I am often asked why we study Sanskrit at St James. In the sequence of my articles from last half of term this is perhaps a really good time to address this.

There are of course many reasons why we study this ancient language and I know Dr Handa has written about this many times before. He is a great example to the pupils at St James as he never stops searching and learning. One such reason is that Sanskrit gives you access to some of the most deeply profound ancient literature from the eastern tradition. Any civilised person should have a knowledge of the Greeks, the Romans and the Vedic tradition. These three have certainly nourished me.

The Vedic tradition also gives a person access to a system of metaphysical understanding (and vocabulary) that is deeply profound and also introduces spiritual practices like meditation. Although, in truth, these appear in all religions.

Five weeks ago I mentioned the possibility of uniting with a spiritual reality. This can perhaps we explained more satisfactorily by examining Vedic metaphysics.

When the experiencing psyche and the things it perceives, subject and object melt and are absorbed into one another and what takes place maybe called a ‘metaphysical experience.’ In Sanskrit this would be called asampajna Samadhi. This term is made up of a string of words, with each of them adding a touch to the meaning.

The term Samadhi denotes the meditative process wherein one ingathers the mind which then becomes detached from the roving eye, the eager ear, the savouring tongue, the thrilled skin. This is sometimes likened to a turtle withdrawing its appendages under its shell.
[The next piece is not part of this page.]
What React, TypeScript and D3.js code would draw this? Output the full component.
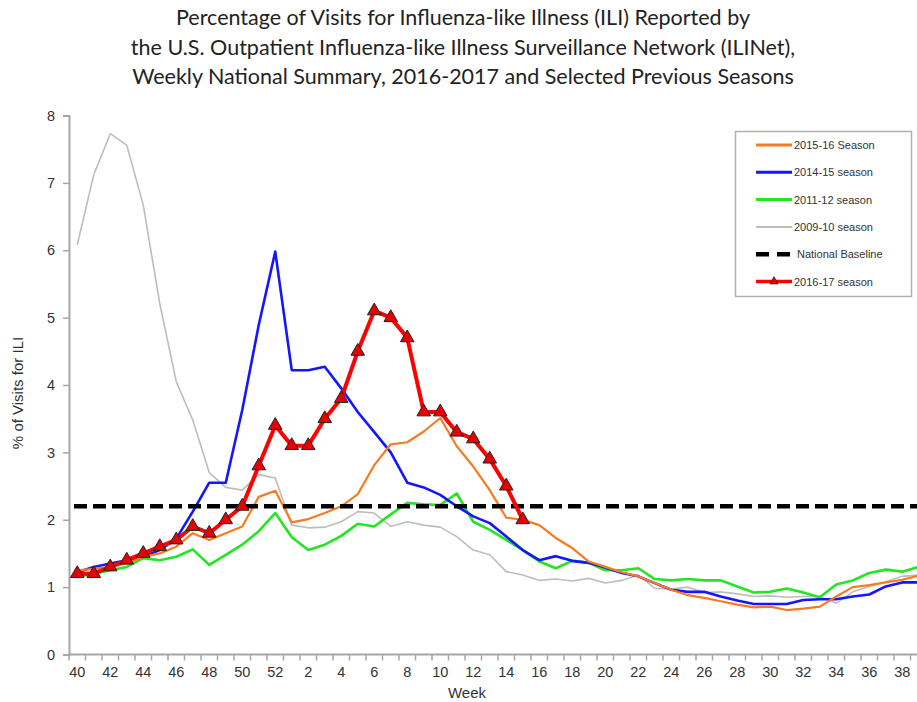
import React, { useEffect, useRef } from 'react'
import * as d3 from 'd3'

// week order of a flu season (week 40 .. week 39)
const weeks = ['40','41','42','43','44','45','46','47','48','49','50','51','52',
  '1','2','3','4','5','6','7','8','9','10','11','12','13','14','15','16','17','18','19','20',
  '21','22','23','24','25','26','27','28','29','30','31','32','33','34','35','36','37','38','39']

const tickLabels = ['40','42','44','46','48','50','52','2','4','6','8','10','12','14','16','18','20',
  '22','24','26','28','30','32','34','36','38']

const season2016 = [1.2,1.2,1.3,1.4,1.5,1.6,1.7,1.9,1.8,2.0,2.2,2.8,3.4,3.1,3.1,3.5,3.8,4.5,5.1,5.0,
  4.7,3.6,3.6,3.3,3.2,2.9,2.5,2.0]

const season2015 = [1.25,1.27,1.3,1.35,1.45,1.5,1.6,1.8,1.7,1.8,1.9,2.34,2.43,
  1.96,2.01,2.1,2.2,2.38,2.81,3.12,3.15,3.31,3.51,3.09,2.79,2.44,2.03,2.0,1.92,1.73,1.58,1.38,1.30,
  1.22,1.16,1.06,0.96,0.88,0.84,0.79,0.74,0.70,0.71,0.66,0.68,0.71,0.86,1.0,1.03,1.07,1.11,1.17]

const season2014 = [1.22,1.3,1.35,1.4,1.45,1.55,1.72,2.12,2.55,2.55,3.63,4.89,5.98,
  4.22,4.22,4.27,3.95,3.6,3.3,3.0,2.55,2.48,2.37,2.2,2.05,1.95,1.75,1.55,1.4,1.46,1.39,1.36,1.29,
  1.21,1.16,1.06,0.96,0.93,0.93,0.86,0.8,0.75,0.75,0.75,0.81,0.82,0.82,0.86,0.89,1.01,1.07,1.07]

const season2011 = [1.15,1.2,1.25,1.3,1.43,1.4,1.45,1.56,1.33,1.48,1.63,1.83,2.1,
  1.74,1.55,1.63,1.76,1.94,1.9,2.08,2.25,2.23,2.22,2.39,1.97,1.85,1.7,1.55,1.38,1.28,1.39,1.36,1.25,
  1.25,1.28,1.12,1.1,1.12,1.1,1.1,1.01,0.92,0.93,0.98,0.92,0.85,1.04,1.1,1.21,1.26,1.23,1.3]

const season2009 = [6.08,7.12,7.73,7.56,6.67,5.21,4.05,3.48,2.7,2.48,2.44,2.67,2.62,
  1.92,1.88,1.89,1.97,2.12,2.1,1.9,1.97,1.92,1.89,1.75,1.55,1.48,1.23,1.18,1.1,1.12,1.09,1.13,1.06,
  1.1,1.18,0.98,0.97,1.0,0.92,0.93,0.9,0.86,0.87,0.85,0.86,0.86,0.76,0.93,1.01,1.08,1.16,1.18]

const baseline = 2.2

const titleLines = [
  'Percentage of Visits for Influenza-like Illness (ILI) Reported by',
  'the U.S. Outpatient Influenza-like Illness Surveillance Network (ILINet),',
  'Weekly National Summary, 2016-2017 and Selected Previous Seasons',
]

export default function App() {
  const ref = useRef<SVGSVGElement>(null)

  useEffect(() => {
    const width = 917
    const svg = d3.select(ref.current)
    svg.selectAll('*').remove()

    const x = d3.scaleBand<string>().domain(weeks).range([69, 69 + 52 * 16.5]).padding(0)
    const y = d3.scaleLinear().domain([0, 8]).range([654.5, 115.5])
    const cx = (w: string) => (x(w) as number) + x.bandwidth() / 2

    // title
    svg.append('g')
      .selectAll('text')
      .data(titleLines)
      .enter()
      .append('text')
      .attr('x', 463)
      .attr('y', (d, i) => 25 + i * 29.5)
      .attr('text-anchor', 'middle')
      .attr('font-family', 'Lato, "Open Sans", sans-serif')
      .attr('font-size', 21.5)
      .attr('fill', '#222')
      .text(d => d)

    const axisColor = '#a6a6a6'
    const fontAxis = '"Liberation Sans", Arial, sans-serif'

    // y axis
    const yAxis = svg.append('g')
      .attr('transform', 'translate(69,0)')
      .call(d3.axisLeft(y).ticks(8).tickSize(6).tickPadding(8))
    yAxis.select('.domain').attr('stroke', axisColor).attr('stroke-width', 2)
    yAxis.selectAll('.tick line').attr('stroke', axisColor).attr('stroke-width', 1.5)
    yAxis.selectAll('.tick text')
      .attr('font-family', fontAxis).attr('font-size', 14.5).attr('fill', '#333')

    // x axis: ticks on week boundaries, labels every 2 weeks
    const xg = svg.append('g')
    xg.append('line')
      .attr('x1', 68).attr('x2', width)
      .attr('y1', y(0)).attr('y2', y(0))
      .attr('stroke', axisColor).attr('stroke-width', 2)
    xg.selectAll('.tk')
      .data(weeks)
      .enter()
      .append('line')
      .attr('x1', d => x(d) as number).attr('x2', d => x(d) as number)
      .attr('y1', y(0)).attr('y2', y(0) + 6)
      .attr('stroke', axisColor).attr('stroke-width', 1.5)
    xg.selectAll('.lbl')
      .data(tickLabels)
      .enter()
      .append('text')
      .attr('x', d => cx(d))
      .attr('y', 677)
      .attr('text-anchor', 'middle')
      .attr('font-family', fontAxis).attr('font-size', 14.5).attr('fill', '#333')
      .text(d => d)

    svg.append('text')
      .attr('x', 467).attr('y', 698)
      .attr('text-anchor', 'middle')
      .attr('font-family', fontAxis).attr('font-size', 15).attr('fill', '#333')
      .text('Week')

    svg.append('text')
      .attr('transform', 'translate(23,393) rotate(-90)')
      .attr('text-anchor', 'middle')
      .attr('font-family', fontAxis).attr('font-size', 15).attr('fill', '#333')
      .text('% of Visits for ILI')

    const line = d3.line<number>()
      .x((d, i) => cx(weeks[i]))
      .y(d => y(d))

    const series = [
      { data: season2009, color: '#bdbdbd', w: 1.6 },
      { data: season2011, color: '#22e622', w: 2.6 },
      { data: season2014, color: '#1515ff', w: 2.6 },
      { data: season2015, color: '#f97a22', w: 2.2 },
    ]

    const plot = svg.append('g')
    series.forEach(s => {
      plot.append('path')
        .datum(s.data)
        .attr('d', line)
        .attr('fill', 'none')
        .attr('stroke', s.color)
        .attr('stroke-width', s.w)
        .attr('stroke-linejoin', 'round')
    })

    plot.append('line')
      .attr('x1', 74).attr('x2', width)
      .attr('y1', y(baseline)).attr('y2', y(baseline))
      .attr('stroke', '#000').attr('stroke-width', 4.5)
      .attr('stroke-dasharray', '13,6')

    plot.append('path')
      .datum(season2016)
      .attr('d', line)
      .attr('fill', 'none')
      .attr('stroke', '#ff0000')
      .attr('stroke-width', 4)
      .attr('stroke-linejoin', 'round')

    const tri = d3.symbol().type(d3.symbolTriangle).size(80)
    plot.selectAll('.mk')
      .data(season2016)
      .enter()
      .append('path')
      .attr('d', tri)
      .attr('transform', (d, i) => `translate(${cx(weeks[i])},${y(d)})`)
      .attr('fill', '#e60000')
      .attr('stroke', '#222')
      .attr('stroke-width', 1)

    // legend
    const legend = svg.append('g')
    legend.append('rect')
      .attr('x', 735.5).attr('y', 131.5).attr('width', 176).attr('height', 165)
      .attr('fill', '#fff').attr('stroke', '#b0b0b0').attr('stroke-width', 1.5)

    const legendItems = [
      { label: '2015-16 Season', color: '#f97a22', dash: null, w: 3, marker: false },
      { label: '2014-15 season', color: '#1515ff', dash: null, w: 3, marker: false },
      { label: '2011-12 season', color: '#22e622', dash: null, w: 3, marker: false },
      { label: '2009-10 season', color: '#bdbdbd', dash: null, w: 2, marker: false },
      { label: 'National Baseline', color: '#000', dash: '13,8', w: 4.5, marker: false },
      { label: '2016-17 season', color: '#ff0000', dash: null, w: 3.5, marker: true },
    ]
    legendItems.forEach((it, i) => {
      const ly = 145 + i * 27.3
      legend.append('line')
        .attr('x1', 756).attr('x2', it.dash ? 790 : 792)
        .attr('y1', ly).attr('y2', ly)
        .attr('stroke', it.color).attr('stroke-width', it.w)
        .attr('stroke-dasharray', it.dash)
      if (it.marker) {
        legend.append('path')
          .attr('d', d3.symbol().type(d3.symbolTriangle).size(30)())
          .attr('transform', `translate(774,${ly})`)
          .attr('fill', '#e60000').attr('stroke', '#222').attr('stroke-width', 0.8)
      }
      legend.append('text')
        .attr('x', it.dash ? 797 : 794).attr('y', ly + 4)
        .attr('font-family', fontAxis).attr('font-size', 11).attr('fill', '#333')
        .text(it.label)
    })
  }, [])

  return (
    <svg
      ref={ref}
      width={917}
      height={702}
      style={{ position: 'absolute', left: 0, top: 0, background: '#fff' }}
    />
  )
}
The mind without content and colour becomes absorbed in its self-existent identity and sameness. The English word ‘same’ comes from the same stem as the Sanskrit word Samadhi.  In Samadhi the unified self can say ‘I am’, but no longer ‘I am this’ or ‘I am that.’ In this sense ‘I am’ is prior to and more vast than, ‘I am this or that.’

In this state ‘being’ is uncoerced potential, uncommitted and unconfined by verbalisation. The usual demarcation between selfhood and being is ignored and disappears. Sensations are there as always, but the mind is there as never before, unimpressed by them, not attending to them, allowing them to arise and vanish unspoilt by its exertion’s and judgements, undisturbed by all involvement and worry, unsullied by mental chatter and commentary. The mind maybe bent on tackling events but it does so with complete lucidity and promptness but Being remains untouched, unfragmented and unidentified with results. There is no attachment.
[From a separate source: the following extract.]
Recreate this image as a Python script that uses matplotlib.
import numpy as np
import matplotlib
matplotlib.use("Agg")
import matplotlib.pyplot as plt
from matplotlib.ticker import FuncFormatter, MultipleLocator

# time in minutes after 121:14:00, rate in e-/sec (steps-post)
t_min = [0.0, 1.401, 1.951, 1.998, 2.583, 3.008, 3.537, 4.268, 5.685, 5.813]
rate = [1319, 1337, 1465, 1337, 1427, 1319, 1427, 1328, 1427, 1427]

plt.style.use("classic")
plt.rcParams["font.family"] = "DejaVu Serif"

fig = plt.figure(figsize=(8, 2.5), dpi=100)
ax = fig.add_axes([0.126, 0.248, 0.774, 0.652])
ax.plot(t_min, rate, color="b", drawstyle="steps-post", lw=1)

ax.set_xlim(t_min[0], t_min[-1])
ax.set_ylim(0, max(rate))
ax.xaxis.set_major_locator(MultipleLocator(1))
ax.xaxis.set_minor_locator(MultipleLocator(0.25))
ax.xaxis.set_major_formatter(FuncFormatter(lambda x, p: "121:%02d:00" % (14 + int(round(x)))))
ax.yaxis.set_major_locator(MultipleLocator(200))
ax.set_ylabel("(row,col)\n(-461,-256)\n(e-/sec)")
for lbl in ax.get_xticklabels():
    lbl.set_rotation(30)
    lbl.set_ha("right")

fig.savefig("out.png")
Samadhi is hard to describe because nothing of it need transpire externally. It lacks identification marks. An inward reality, it is a total attitude that defies all violent, oppositional and binary formulations. It is the self-awareness of the self, but also absolute impersonality. It is ‘I am’ but also equally; ‘what is.’

The reverse of Samadhi is what old fashioned psychiatry called neurasthenia, a deliberate dwelling on events, the clinging to sensations, a harking back on them. With neurasthenia every perception is sifted out, every roaming image is indulged in and narrowed down finally to be dragged into self-conscious focus.

The study of Sanskrit allows us to understand such inner states and provides a meaningful vocabulary for discussion.